Californian high school students win championship for hydrogen prototype vehicleJuly 16, 2019
The students built the first-ever prototype vehicle that can run on pure hydrogen power.
A group of students from STEAM Legacy High School in South Gate, California, created a first-of-its-kind hydrogen prototype vehicle, and their vehicle won a world automotive championship at the 2019 Horizon Grand Prix in the Czech Republic. The prototype fuel cell vehicle is the first ever to be capable of running on pure hydrogen power.
The competition addresses climate change.
The Horizon Grand Prix is a competition that addresses climate change and challenges students to create and test innovative, alternative energy solutions. This is what makes the STEAM Legacy team particularly unique. Not only did they win with their creative and innovative clean energy solution, they also made history with their one-of-a-kind hydrogen prototype vehicle.
“We were the first team in the whole competition to actually run purely on hydrogen. Whenever we showed it off to the judges, they were blown away,” said Alan Gallardo, a STEAM Legacy student, reports ABC7.
The STEAM Legacy students were one of 19 teams in the race. They competed against teams from some of the best schools around the world.
The organizers said that the students pushed boundaries with their hydrogen prototype vehicle.
During the race, the STEAM Legacy team strategically switched off between electricity and hydrogen to maximize their vehicle’s run time. The school also had a second team in the race that won third place.

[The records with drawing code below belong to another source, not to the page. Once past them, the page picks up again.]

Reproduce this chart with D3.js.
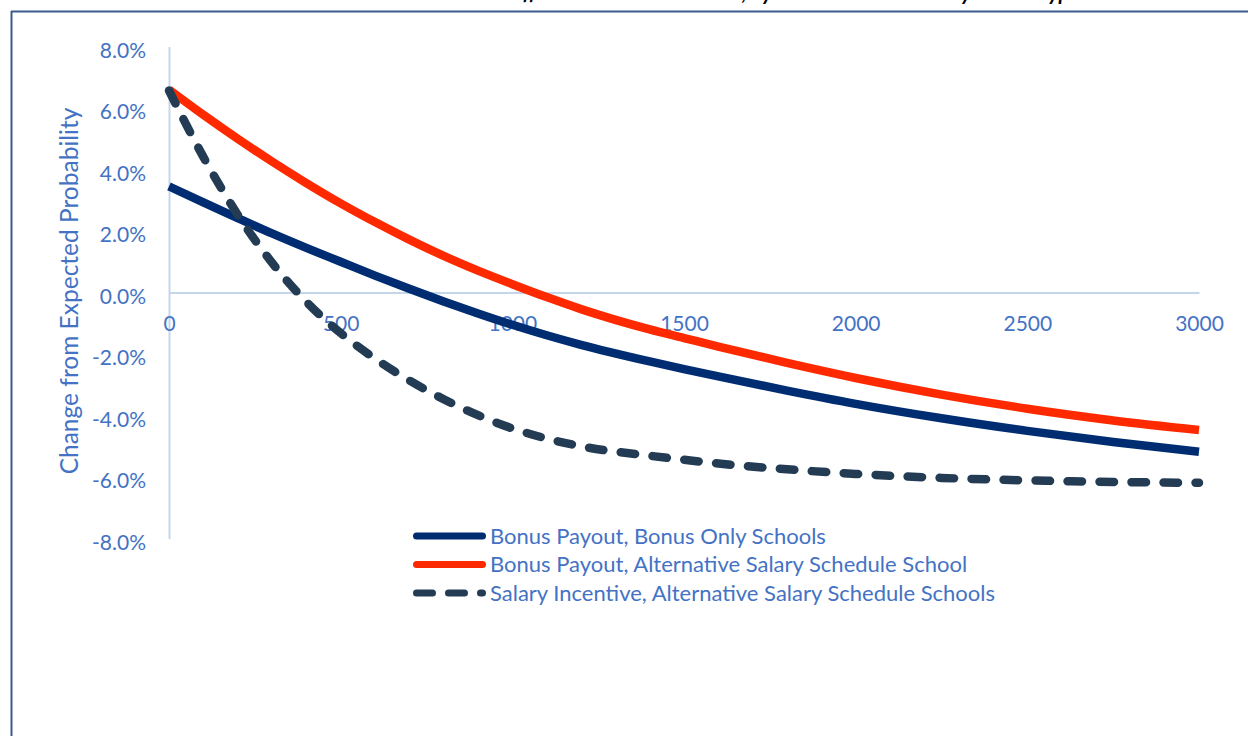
<!DOCTYPE html>
<html>
<head>
<meta charset="utf-8">
<script src="https://cdn.jsdelivr.net/npm/d3@7"></script>
<style>
  html, body { margin: 0; padding: 0; background: #ffffff; }
  svg { display: block; }
  text { font-family: Lato, "Open Sans", sans-serif; }
</style>
</head>
<body>
<svg id="chart" width="1248" height="736"></svg>
<script>
// Incentive amount (dollars) at which each curve is sampled
const amounts = [0, 100, 200, 300, 400, 500, 600, 700, 800, 900, 1000, 1100, 1200,
                 1400, 1500, 1600, 1800, 2000, 2250, 2500, 2750, 3000];

// Change from expected probability, in percent
const bonusOnlySchools = [3.45, 2.93, 2.42, 1.92, 1.45, 1.00, 0.55, 0.12, -0.29, -0.68, -1.05, -1.39, -1.70,
                          -2.24, -2.49, -2.73, -3.19, -3.62, -4.09, -4.50, -4.86, -5.18];
const bonusAltSchedule = [6.60, 5.78, 5.00, 4.26, 3.56, 2.90, 2.29, 1.72, 1.19, 0.71, 0.27, -0.15, -0.54,
                          -1.20, -1.48, -1.76, -2.29, -2.78, -3.32, -3.78, -4.16, -4.47];
const salaryAltSchedule = [6.57, 4.41, 2.53, 0.97, -0.30, -1.32, -2.15, -2.86, -3.47, -3.99, -4.42, -4.75, -5.00,
                           -5.31, -5.44, -5.56, -5.75, -5.90, -6.03, -6.11, -6.16, -6.19];

const seriesLabels = [
  "Bonus Payout, Bonus Only Schools",
  "Bonus Payout, Alternative Salary Schedule School",
  "Salary Incentive, Alternative Salary Schedule Schools"
];
const xTickValues = [0, 500, 1000, 1500, 2000, 2500, 3000];
const yTickValues = [8, 6, 4, 2, 0, -2, -4, -6, -8];
const yAxisTitle = "Change from Expected Probability";
const chartTitle = "Estimated Effect on Teacher Attrition, by Bonus Amount and by School Type";

const svg = d3.select("#chart");

const textBlue = "#4472c4";
const axisBlue = "#c5d5eb";
const series = [
  { name: seriesLabels[0], values: bonusOnlySchools, color: "#002d72", dash: null, keyDash: null },
  { name: seriesLabels[1], values: bonusAltSchedule, color: "#ff2900", dash: null, keyDash: null },
  { name: seriesLabels[2], values: salaryAltSchedule, color: "#233c54", dash: "14.5,17.5", keyDash: "16,16" }
];

// Frame lines around the figure
svg.append("line").attr("x1", 11).attr("x2", 1248).attr("y1", 11.5).attr("y2", 11.5)
  .attr("stroke", "#3b5b8c").attr("stroke-width", 2);
svg.append("line").attr("x1", 11.5).attr("x2", 11.5).attr("y1", 11).attr("y2", 736)
  .attr("stroke", "#3b5b8c").attr("stroke-width", 2);

// Title, sitting above the frame
svg.append("text")
  .attr("x", 1080).attr("y", 0)
  .attr("text-anchor", "end")
  .attr("font-size", 21).attr("font-weight", "bold").attr("font-style", "italic")
  .attr("fill", "#000")
  .text(chartTitle);

const x = d3.scaleLinear().domain([0, 3000]).range([169, 1199]);
const y = d3.scaleLinear().domain([-8, 8]).range([538.5, 46.5]);

const pct = d => (d < 0 ? "-" : "") + Math.abs(d).toFixed(1) + "%";

// Y axis
const yAxis = svg.append("g").attr("transform", `translate(${x(0)},0)`)
  .call(d3.axisLeft(y).tickValues(yTickValues).tickSize(0).tickPadding(23).tickFormat(pct));
yAxis.select(".domain").attr("stroke", axisBlue).attr("stroke-width", 2);
yAxis.selectAll("text").attr("fill", textBlue).attr("font-size", 21)
  .attr("font-family", "Lato, sans-serif").attr("dy", "0.5em");

// X axis drawn through zero
const xAxis = svg.append("g").attr("transform", `translate(0,${y(0)})`)
  .call(d3.axisBottom(x).tickValues(xTickValues).tickSize(0).tickPadding(24)
    .tickFormat(d3.format("d")));
xAxis.select(".domain").attr("stroke", axisBlue).attr("stroke-width", 2);
xAxis.selectAll("text").attr("fill", textBlue).attr("font-size", 21)
  .attr("font-family", "Lato, sans-serif");

// Y axis title
svg.append("text")
  .attr("transform", "translate(78,291) rotate(-90)")
  .attr("text-anchor", "middle")
  .attr("fill", textBlue).attr("font-size", 24.5)
  .text(yAxisTitle);

// Curves
const line = d3.line()
  .x((d, i) => x(amounts[i]))
  .y(d => y(d))
  .curve(d3.curveMonotoneX);

series.forEach(s => {
  svg.append("path")
    .datum(s.values)
    .attr("d", line)
    .attr("fill", "none")
    .attr("stroke", s.color)
    .attr("stroke-width", 8.5)
    .attr("stroke-linecap", s.dash ? "round" : "butt")
    .attr("stroke-linejoin", "round")
    .attr("stroke-dasharray", s.dash);
});

// Legend
const legend = svg.append("g").attr("transform", "translate(0,536)");
series.forEach((s, i) => {
  const row = legend.append("g").attr("transform", `translate(0,${i * 28.5})`);
  row.append("line")
    .attr("x1", 416.5).attr("x2", 482.5).attr("y1", 0).attr("y2", 0)
    .attr("stroke", s.color).attr("stroke-width", 7)
    .attr("stroke-linecap", "round")
    .attr("stroke-dasharray", s.keyDash);
  row.append("text")
    .attr("x", 490).attr("y", 0).attr("dy", "0.36em")
    .attr("fill", textBlue).attr("font-size", 22)
    .text(s.name);
});
</script>
</body>
</html>
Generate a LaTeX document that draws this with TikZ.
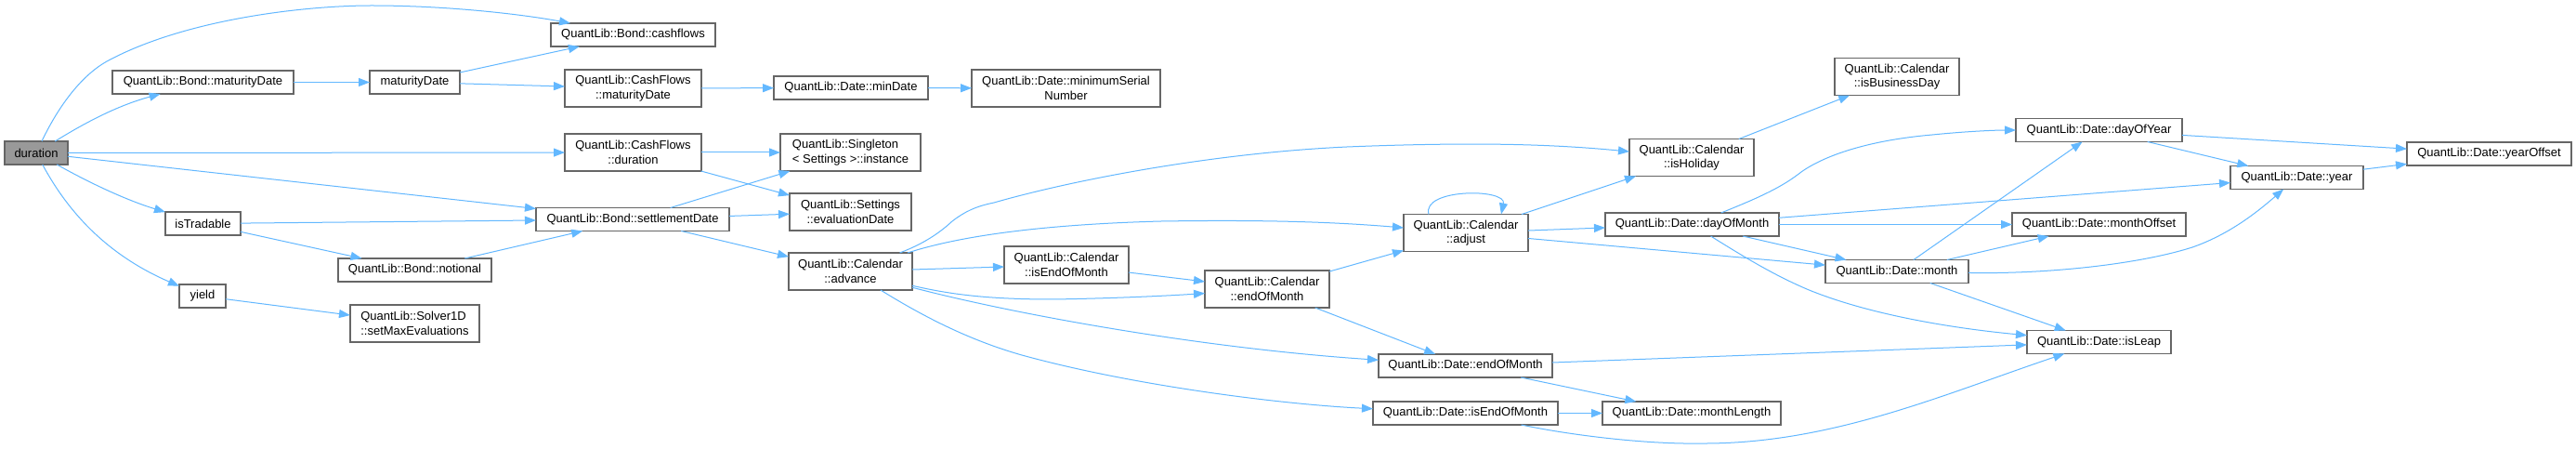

STEAM, which stands for Science, Technology, Engineering, Arts, and Math, was recently named one of the top LA Country Public Schools for underserved communities.
The goal of the school is to “lead students to envision and become empowered to be active members of the current knowledge-based society, while co-creating a world beyond expectation,” according to its website.
The organizers of the 2019 Horizon Grand Prix were truly impressed with the student’s achievement.
“STEAM legacy traveled a total of about 53 miles in 6 hours. That is ridiculously impressive,” the organizers said.
“These students are pushing the boundaries of what’s possible in a fuel cell powered vehicle,” they added.
Additionally, the organizers said that the students of the hydrogen prototype vehicle will have a lasting impact on the automotive industry in regard to how hydrogen fuel cell technicians are trained in the future.